RE: How route redistribution EXACTLY works --- need confirmation

From: Xu, James (james.xu@xxxxxxx)
Date: Fri Feb 15 2002 - 13:05:06 GMT-3


   
Mike:

I like the condition you added, which is "routes eligible for the RIB". I
think, you mean another routing source, which has lower adminstrative
distance, didn't inject the same route into routing table.

For ospf, when you say the routing bit set, do you mean the routes resulted
from SPF, and also in the RIB? In other words, any route which does not
exist in the routing table will not be redistributed?

Thanks for the input

james

-----Original Message-----
From: Michael Davis [mailto:miked@netrus.net]
Sent: Thursday, February 14, 2002 5:21 PM
To: Xu, James; 'Lab Candidate'; ccielab@groupstudy.com
Subject: Re: How route redistribution EXACTLY works --- need
confirmation

Hi James,

>From my experience, I agree with you.

The RIP redistributes _valid_ routes from it's database. That is, routes
learned via other rip speakers, other routing processes via redistribution,
connected networks covered in network statements, etc, that the RIP process
has not discarded and are eligible for the RIB. When you apply route-maps,
you control which of these routes are redistributed.

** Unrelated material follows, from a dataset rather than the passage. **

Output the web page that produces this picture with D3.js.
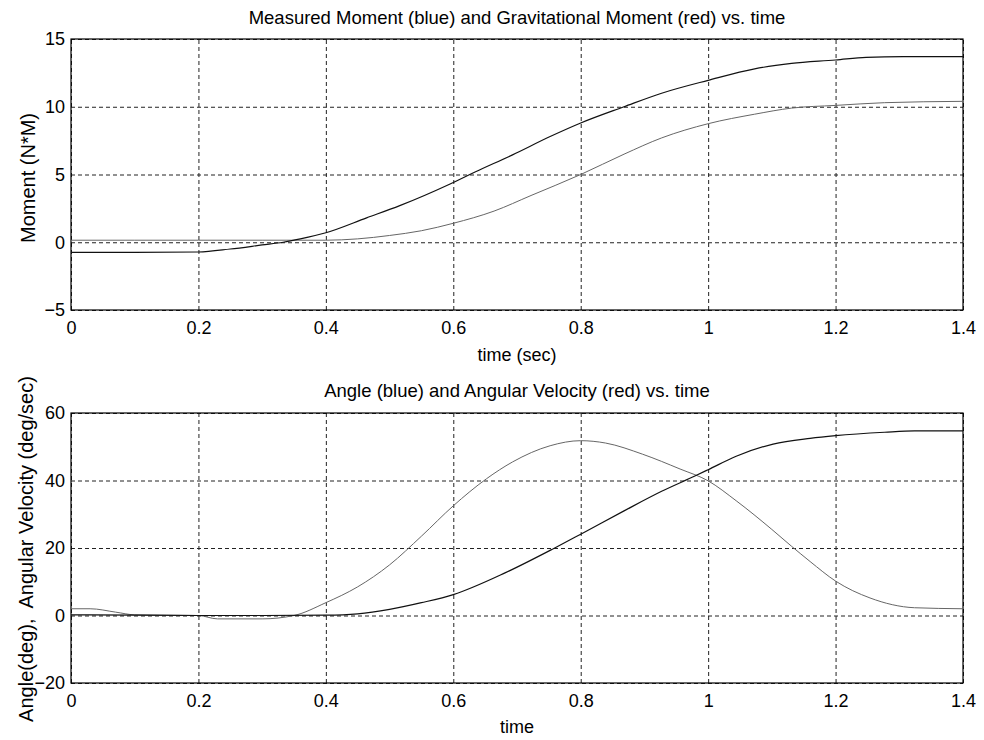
<!DOCTYPE html>
<html>
<head>
<meta charset="utf-8">
<script src="https://cdn.jsdelivr.net/npm/d3@7"></script>
<style>
  html, body { margin: 0; padding: 0; background: #fff; }
  svg { display: block; font-family: "Liberation Sans", Arial, Helvetica, sans-serif; }
</style>
</head>
<body>
<svg id="chart" width="984" height="740"></svg>
<script>
// ---- Data -------------------------------------------------------------
const xTicks = [0, 0.2, 0.4, 0.6, 0.8, 1, 1.2, 1.4];
const momentTicks = [-5, 0, 5, 10, 15];
const angleTicks = [-20, 0, 20, 40, 60];

// Measured moment (blue), N*M
const measuredTime = [0, 0.1, 0.2, 0.25, 0.3, 0.333, 0.36, 0.4, 0.464, 0.516, 0.595, 0.635, 0.693, 0.752, 0.8, 0.868, 0.927, 1.0, 1.073, 1.131, 1.2, 1.248, 1.306, 1.4];
const measuredMoment = [-0.75, -0.75, -0.72, -0.5, -0.2, 0.0, 0.25, 0.7, 1.8, 2.7, 4.3, 5.2, 6.45, 7.8, 8.8, 10.0, 11.0, 11.95, 12.8, 13.2, 13.45, 13.65, 13.7, 13.7];

// Gravitational moment (red), N*M
const gravTime = [0, 0.1, 0.2, 0.3, 0.35, 0.4, 0.45, 0.5, 0.55, 0.6, 0.664, 0.722, 0.8, 0.868, 0.927, 1.0, 1.073, 1.131, 1.2, 1.277, 1.4];
const gravMoment = [0.15, 0.15, 0.15, 0.15, 0.15, 0.15, 0.25, 0.5, 0.85, 1.4, 2.3, 3.45, 5.0, 6.5, 7.7, 8.75, 9.45, 9.9, 10.1, 10.3, 10.4];

// Angle (blue), deg
const angleTime = [0, 0.1, 0.2, 0.3, 0.4, 0.45, 0.5, 0.55, 0.6, 0.682, 0.757, 0.8, 0.868, 0.927, 0.98, 1.0, 1.044, 1.102, 1.16, 1.2, 1.277, 1.324, 1.4];
const angleDeg = [0.2, 0.1, 0, 0, 0.1, 0.5, 1.8, 3.8, 6.2, 12.7, 19.8, 24.1, 31.0, 36.8, 41.4, 43.2, 47.2, 50.8, 52.5, 53.3, 54.3, 54.7, 54.7];

// Angular velocity (red), deg/sec
const velTime = [0, 0.03, 0.07, 0.1, 0.2, 0.23, 0.3, 0.35, 0.4, 0.45, 0.5, 0.55, 0.6, 0.652, 0.693, 0.752, 0.8, 0.839, 0.897, 0.956, 1.0, 1.044, 1.1, 1.131, 1.16, 1.2, 1.254, 1.324, 1.4];
const velDeg = [2.0, 2.0, 1.0, 0.2, 0, -1, -1, 0, 3.8, 8.5, 15.0, 23.5, 32.5, 40.5, 45.5, 50.3, 51.8, 51.1, 47.8, 43.4, 39.9, 34.0, 25.5, 20.5, 16.0, 10.2, 5.2, 2.3, 2.0];

// ---- Drawing ----------------------------------------------------------
const svg = d3.select("#chart");
const FONT = 18;
const left = 71, right = 963;

const x = d3.scaleLinear().domain([0, 1.4]).range([left, right]);

function panel(cfg) {
  const y = d3.scaleLinear().domain(cfg.yDomain).range([cfg.bottom, cfg.top]);
  const g = svg.append("g");

  // dashed grid
  g.append("g")
    .attr("transform", `translate(0,${cfg.bottom})`)
    .call(d3.axisBottom(x).tickValues(xTicks).tickSize(-(cfg.bottom - cfg.top)).tickFormat(""))
    .call(a => a.select(".domain").remove())
    .call(a => a.selectAll("line").attr("stroke", "#222").attr("stroke-width", 1).attr("stroke-dasharray", "4,3"));
  g.append("g")
    .attr("transform", `translate(${left},0)`)
    .call(d3.axisLeft(y).tickValues(cfg.yTicks).tickSize(-(right - left)).tickFormat(""))
    .call(a => a.select(".domain").remove())
    .call(a => a.selectAll("line").attr("stroke", "#222").attr("stroke-width", 1).attr("stroke-dasharray", "4,3"));

  // tick labels
  g.append("g")
    .attr("transform", `translate(0,${cfg.bottom})`)
    .call(d3.axisBottom(x).tickValues(xTicks).tickSize(0).tickPadding(11.5).tickFormat(d3.format("")))
    .call(a => a.select(".domain").remove())
    .call(a => a.selectAll("text").attr("font-size", FONT).attr("fill", "#000").attr("font-family", null));
  g.append("g")
    .attr("transform", `translate(${left},0)`)
    .call(d3.axisLeft(y).tickValues(cfg.yTicks).tickSize(0).tickPadding(6))
    .call(a => a.select(".domain").remove())
    .call(a => a.selectAll("text").attr("font-size", FONT).attr("fill", "#000").attr("font-family", null));

  // box
  g.append("rect")
    .attr("x", left).attr("y", cfg.top)
    .attr("width", right - left).attr("height", cfg.bottom - cfg.top)
    .attr("fill", "none").attr("stroke", "#000").attr("stroke-width", 1.2);

  // series
  cfg.series.forEach(s => {
    const pts = s.t.map((t, i) => [t, s.v[i]]);
    g.append("path")
      .datum(pts)
      .attr("fill", "none")
      .attr("stroke", s.color)
      .attr("stroke-width", s.width)
      .attr("d", d3.line().x(d => x(d[0])).y(d => y(d[1])).curve(d3.curveMonotoneX));
  });

  // title and labels
  g.append("text")
    .attr("x", (left + right) / 2).attr("y", cfg.titleY)
    .attr("text-anchor", "middle").attr("font-size", 18.5)
    .text(cfg.title);
  g.append("text")
    .attr("x", (left + right) / 2).attr("y", cfg.xLabelY)
    .attr("text-anchor", "middle").attr("font-size", FONT)
    .text(cfg.xLabel);
  g.append("text")
    .attr("transform", `translate(${cfg.yLabelX},${cfg.yLabelCY}) rotate(-90)`)
    .attr("text-anchor", "middle").attr("font-size", 20)
    .attr("xml:space", "preserve")
    .text(cfg.yLabel);
}

panel({
  top: 39, bottom: 310,
  yDomain: [-5, 15], yTicks: momentTicks,
  title: "Measured Moment (blue) and Gravitational Moment (red) vs. time",
  titleY: 24,
  xLabel: "time (sec)", xLabelY: 361,
  yLabel: "Moment (N*M)", yLabelX: 35, yLabelCY: 178,
  series: [
    { t: gravTime, v: gravMoment, color: "#666", width: 1 },
    { t: measuredTime, v: measuredMoment, color: "#111", width: 1.2 }
  ]
});

panel({
  top: 413, bottom: 683,
  yDomain: [-20, 60], yTicks: angleTicks,
  title: "Angle (blue) and Angular Velocity (red) vs. time",
  titleY: 397,
  xLabel: "time", xLabelY: 733,
  yLabel: "Angle(deg),  Angular Velocity (deg/sec)", yLabelX: 33, yLabelCY: 549,
  series: [
    { t: velTime, v: velDeg, color: "#666", width: 1 },
    { t: angleTime, v: angleDeg, color: "#111", width: 1.2 }
  ]
});
</script>
</body>
</html>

The same goes for OSPF. LSAs for all the area's links and routers reside in
the database, but not all database entries are in fact redistributed. RIP
wouldn't know how to handle them since it doesn't do SPF. Only those with
the routing bit set (processed by SPF and eligible for the RIB) are
available for redistribution.

Mike

----- Original Message -----
From: "Xu, James" <james.xu@eds.com>
To: "'Lab Candidate'" <labccie@yahoo.com>; <ccielab@groupstudy.com>
Sent: Thursday, February 14, 2002 2:13 PM
Subject: RE: How route redistribution EXACTLY works --- need confirmation

> I would like add a little more to explain why I believe the RIP is not
> picking up routes from routing table:
>
> Suppose there is a connected route in the router, which is configured to
be
> under RIP process. In the routing table, this route will be showed as
> "connected". But the RIP still is redistributing this route out anyway.
As
> a fact, this route shows up on your rip database too.
>
> James
>
> -----Original Message-----
> From: Lab Candidate [mailto:labccie@yahoo.com]
> Sent: Thursday, February 14, 2002 1:48 PM
> To: Xu, James; ccielab@groupstudy.com
> Subject: Re: How route redistribution EXACTLY works --- need
> confirmation
>
>
> James,
>
> I don't think there's such a thing as RIP route database.
> The RIP process will pick up routes directly from the
> routing table, whereas ospf picks from its database.
>
> ---
>
> --- "Xu, James" <james.xu@eds.com> wrote:
> > All:
> >
> > It has been and still puzzling me how a routing process pick routes and
> > redistribute them into another routing process and vice versa? As an
> > example, mutual redistribution between RIP and OSPF in a router:
> >
> > Here is my experience and explanation:
> >
> > 1). The RIP process picks all RIP routes inside its database, and
> > redistributes these routes into OSPF routing process.
> > 2). OSPF process picks all OSPF routes in the OSPF database, and
> > redistributes these routes into RIP routing process.
> >
> > During the redistribution, the split-horizon rule appies, meaning the
> newly
> > redistributed routes from RIP into OSPF will not be redistributed back
> into
> > RIP right away, and vice versa.
> >
> > Any input are appreciated, especially some links for this mechnism.